Problem: Extract, unchanged, every line from the top of the material below through the line with "0.17, 0.16, 0.17];", and no more.

Given information:
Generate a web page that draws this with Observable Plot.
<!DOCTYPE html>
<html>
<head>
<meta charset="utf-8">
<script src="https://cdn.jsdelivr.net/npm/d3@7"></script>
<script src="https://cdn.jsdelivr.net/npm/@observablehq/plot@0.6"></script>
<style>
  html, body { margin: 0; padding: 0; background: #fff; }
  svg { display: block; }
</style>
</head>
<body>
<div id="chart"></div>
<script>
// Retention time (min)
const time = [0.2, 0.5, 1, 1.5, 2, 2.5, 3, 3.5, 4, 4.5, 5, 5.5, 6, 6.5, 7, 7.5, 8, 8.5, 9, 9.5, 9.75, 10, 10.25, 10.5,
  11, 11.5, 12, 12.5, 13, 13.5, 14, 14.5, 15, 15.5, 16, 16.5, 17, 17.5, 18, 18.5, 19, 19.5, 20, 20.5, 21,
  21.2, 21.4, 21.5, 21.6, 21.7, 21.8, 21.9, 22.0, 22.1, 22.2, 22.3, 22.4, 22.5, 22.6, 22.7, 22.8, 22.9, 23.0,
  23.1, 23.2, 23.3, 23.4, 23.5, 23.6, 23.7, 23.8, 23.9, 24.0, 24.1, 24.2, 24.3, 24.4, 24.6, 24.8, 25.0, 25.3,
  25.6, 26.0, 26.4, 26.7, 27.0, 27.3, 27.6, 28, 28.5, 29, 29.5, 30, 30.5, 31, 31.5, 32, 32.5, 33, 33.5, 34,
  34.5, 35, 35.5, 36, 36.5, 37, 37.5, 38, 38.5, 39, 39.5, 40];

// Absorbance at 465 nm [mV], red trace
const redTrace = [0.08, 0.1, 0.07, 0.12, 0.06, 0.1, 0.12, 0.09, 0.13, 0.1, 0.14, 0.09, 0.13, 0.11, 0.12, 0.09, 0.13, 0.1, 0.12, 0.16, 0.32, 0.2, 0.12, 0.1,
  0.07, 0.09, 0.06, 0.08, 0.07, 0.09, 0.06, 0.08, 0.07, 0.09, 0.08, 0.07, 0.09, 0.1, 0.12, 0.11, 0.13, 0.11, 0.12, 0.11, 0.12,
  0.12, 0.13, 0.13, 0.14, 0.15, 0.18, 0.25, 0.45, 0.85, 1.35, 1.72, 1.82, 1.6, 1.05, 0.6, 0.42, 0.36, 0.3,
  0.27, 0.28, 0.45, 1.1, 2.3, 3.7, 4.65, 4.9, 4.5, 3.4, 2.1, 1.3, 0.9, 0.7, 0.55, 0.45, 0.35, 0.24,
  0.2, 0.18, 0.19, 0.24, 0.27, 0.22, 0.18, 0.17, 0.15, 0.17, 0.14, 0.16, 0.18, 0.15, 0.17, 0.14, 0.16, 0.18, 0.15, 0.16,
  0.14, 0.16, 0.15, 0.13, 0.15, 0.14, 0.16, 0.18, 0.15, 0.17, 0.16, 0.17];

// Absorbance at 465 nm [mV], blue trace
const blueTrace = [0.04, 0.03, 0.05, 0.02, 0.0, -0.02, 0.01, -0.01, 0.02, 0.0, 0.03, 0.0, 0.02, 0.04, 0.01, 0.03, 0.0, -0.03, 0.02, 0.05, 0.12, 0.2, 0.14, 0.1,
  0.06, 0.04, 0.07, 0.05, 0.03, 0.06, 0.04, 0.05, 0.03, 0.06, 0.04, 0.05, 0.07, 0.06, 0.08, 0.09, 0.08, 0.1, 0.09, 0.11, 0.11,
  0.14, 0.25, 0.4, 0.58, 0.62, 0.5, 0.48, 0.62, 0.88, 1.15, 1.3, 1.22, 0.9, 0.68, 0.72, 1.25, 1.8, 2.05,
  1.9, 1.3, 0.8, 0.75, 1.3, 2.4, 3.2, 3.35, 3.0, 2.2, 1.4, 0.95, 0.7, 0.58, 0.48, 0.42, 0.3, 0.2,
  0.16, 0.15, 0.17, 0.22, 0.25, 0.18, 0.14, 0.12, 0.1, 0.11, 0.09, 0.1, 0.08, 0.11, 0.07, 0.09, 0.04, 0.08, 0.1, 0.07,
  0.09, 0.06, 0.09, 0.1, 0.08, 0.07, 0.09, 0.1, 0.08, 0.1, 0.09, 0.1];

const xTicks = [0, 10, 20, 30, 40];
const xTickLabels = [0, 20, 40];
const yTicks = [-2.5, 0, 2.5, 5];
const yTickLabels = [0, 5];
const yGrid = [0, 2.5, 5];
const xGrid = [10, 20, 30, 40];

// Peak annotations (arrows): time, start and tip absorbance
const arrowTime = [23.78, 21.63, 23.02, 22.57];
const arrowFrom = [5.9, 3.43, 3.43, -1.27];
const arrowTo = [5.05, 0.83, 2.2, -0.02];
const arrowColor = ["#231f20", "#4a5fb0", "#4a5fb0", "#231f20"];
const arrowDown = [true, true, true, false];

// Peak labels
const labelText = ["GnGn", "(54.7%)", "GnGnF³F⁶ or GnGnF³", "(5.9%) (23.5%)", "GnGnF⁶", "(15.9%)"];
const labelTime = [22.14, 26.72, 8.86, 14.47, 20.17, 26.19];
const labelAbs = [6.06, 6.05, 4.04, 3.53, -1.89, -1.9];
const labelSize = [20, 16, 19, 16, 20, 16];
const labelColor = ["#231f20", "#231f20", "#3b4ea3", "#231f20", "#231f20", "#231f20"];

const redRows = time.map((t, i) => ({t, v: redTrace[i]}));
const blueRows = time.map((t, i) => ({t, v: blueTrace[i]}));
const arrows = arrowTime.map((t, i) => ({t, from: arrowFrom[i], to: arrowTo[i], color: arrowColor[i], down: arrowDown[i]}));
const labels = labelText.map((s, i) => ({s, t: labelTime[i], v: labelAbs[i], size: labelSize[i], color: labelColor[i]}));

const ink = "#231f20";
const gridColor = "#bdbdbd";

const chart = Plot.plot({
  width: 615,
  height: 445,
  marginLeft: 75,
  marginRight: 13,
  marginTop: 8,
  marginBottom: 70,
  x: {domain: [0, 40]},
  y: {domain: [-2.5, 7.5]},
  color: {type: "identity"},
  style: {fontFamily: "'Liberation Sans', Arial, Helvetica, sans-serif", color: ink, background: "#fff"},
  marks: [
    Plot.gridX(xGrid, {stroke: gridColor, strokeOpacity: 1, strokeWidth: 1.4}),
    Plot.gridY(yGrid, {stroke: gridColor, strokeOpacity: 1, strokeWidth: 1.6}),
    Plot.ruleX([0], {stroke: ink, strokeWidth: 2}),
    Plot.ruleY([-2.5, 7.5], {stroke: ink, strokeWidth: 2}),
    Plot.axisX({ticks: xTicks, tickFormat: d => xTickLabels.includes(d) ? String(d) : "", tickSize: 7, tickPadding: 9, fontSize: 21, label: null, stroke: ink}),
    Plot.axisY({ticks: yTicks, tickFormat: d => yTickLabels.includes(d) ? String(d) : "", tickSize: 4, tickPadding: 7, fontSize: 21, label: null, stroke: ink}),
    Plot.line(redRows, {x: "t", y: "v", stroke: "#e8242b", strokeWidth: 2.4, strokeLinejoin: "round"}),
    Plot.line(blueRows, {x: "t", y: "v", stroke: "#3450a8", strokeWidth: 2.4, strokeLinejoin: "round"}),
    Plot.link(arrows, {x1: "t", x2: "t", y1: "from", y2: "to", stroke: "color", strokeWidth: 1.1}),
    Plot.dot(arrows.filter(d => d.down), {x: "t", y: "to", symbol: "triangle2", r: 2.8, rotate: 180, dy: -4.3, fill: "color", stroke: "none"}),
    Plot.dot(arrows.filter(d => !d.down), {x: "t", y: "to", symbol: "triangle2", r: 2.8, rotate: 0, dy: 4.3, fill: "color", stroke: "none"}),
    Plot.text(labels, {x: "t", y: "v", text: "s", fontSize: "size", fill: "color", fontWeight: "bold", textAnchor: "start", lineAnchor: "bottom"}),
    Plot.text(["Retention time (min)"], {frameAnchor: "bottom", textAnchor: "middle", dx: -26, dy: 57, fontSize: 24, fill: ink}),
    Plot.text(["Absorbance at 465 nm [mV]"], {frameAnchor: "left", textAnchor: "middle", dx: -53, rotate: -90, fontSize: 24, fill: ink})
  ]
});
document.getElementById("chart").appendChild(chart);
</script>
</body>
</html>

The completed task:
Generate a web page that draws this with Observable Plot.
<!DOCTYPE html>
<html>
<head>
<meta charset="utf-8">
<script src="https://cdn.jsdelivr.net/npm/d3@7"></script>
<script src="https://cdn.jsdelivr.net/npm/@observablehq/plot@0.6"></script>
<style>
  html, body { margin: 0; padding: 0; background: #fff; }
  svg { display: block; }
</style>
</head>
<body>
<div id="chart"></div>
<script>
// Retention time (min)
const time = [0.2, 0.5, 1, 1.5, 2, 2.5, 3, 3.5, 4, 4.5, 5, 5.5, 6, 6.5, 7, 7.5, 8, 8.5, 9, 9.5, 9.75, 10, 10.25, 10.5,
  11, 11.5, 12, 12.5, 13, 13.5, 14, 14.5, 15, 15.5, 16, 16.5, 17, 17.5, 18, 18.5, 19, 19.5, 20, 20.5, 21,
  21.2, 21.4, 21.5, 21.6, 21.7, 21.8, 21.9, 22.0, 22.1, 22.2, 22.3, 22.4, 22.5, 22.6, 22.7, 22.8, 22.9, 23.0,
  23.1, 23.2, 23.3, 23.4, 23.5, 23.6, 23.7, 23.8, 23.9, 24.0, 24.1, 24.2, 24.3, 24.4, 24.6, 24.8, 25.0, 25.3,
  25.6, 26.0, 26.4, 26.7, 27.0, 27.3, 27.6, 28, 28.5, 29, 29.5, 30, 30.5, 31, 31.5, 32, 32.5, 33, 33.5, 34,
  34.5, 35, 35.5, 36, 36.5, 37, 37.5, 38, 38.5, 39, 39.5, 40];

// Absorbance at 465 nm [mV], red trace
const redTrace = [0.08, 0.1, 0.07, 0.12, 0.06, 0.1, 0.12, 0.09, 0.13, 0.1, 0.14, 0.09, 0.13, 0.11, 0.12, 0.09, 0.13, 0.1, 0.12, 0.16, 0.32, 0.2, 0.12, 0.1,
  0.07, 0.09, 0.06, 0.08, 0.07, 0.09, 0.06, 0.08, 0.07, 0.09, 0.08, 0.07, 0.09, 0.1, 0.12, 0.11, 0.13, 0.11, 0.12, 0.11, 0.12,
  0.12, 0.13, 0.13, 0.14, 0.15, 0.18, 0.25, 0.45, 0.85, 1.35, 1.72, 1.82, 1.6, 1.05, 0.6, 0.42, 0.36, 0.3,
  0.27, 0.28, 0.45, 1.1, 2.3, 3.7, 4.65, 4.9, 4.5, 3.4, 2.1, 1.3, 0.9, 0.7, 0.55, 0.45, 0.35, 0.24,
  0.2, 0.18, 0.19, 0.24, 0.27, 0.22, 0.18, 0.17, 0.15, 0.17, 0.14, 0.16, 0.18, 0.15, 0.17, 0.14, 0.16, 0.18, 0.15, 0.16,
  0.14, 0.16, 0.15, 0.13, 0.15, 0.14, 0.16, 0.18, 0.15, 0.17, 0.16, 0.17];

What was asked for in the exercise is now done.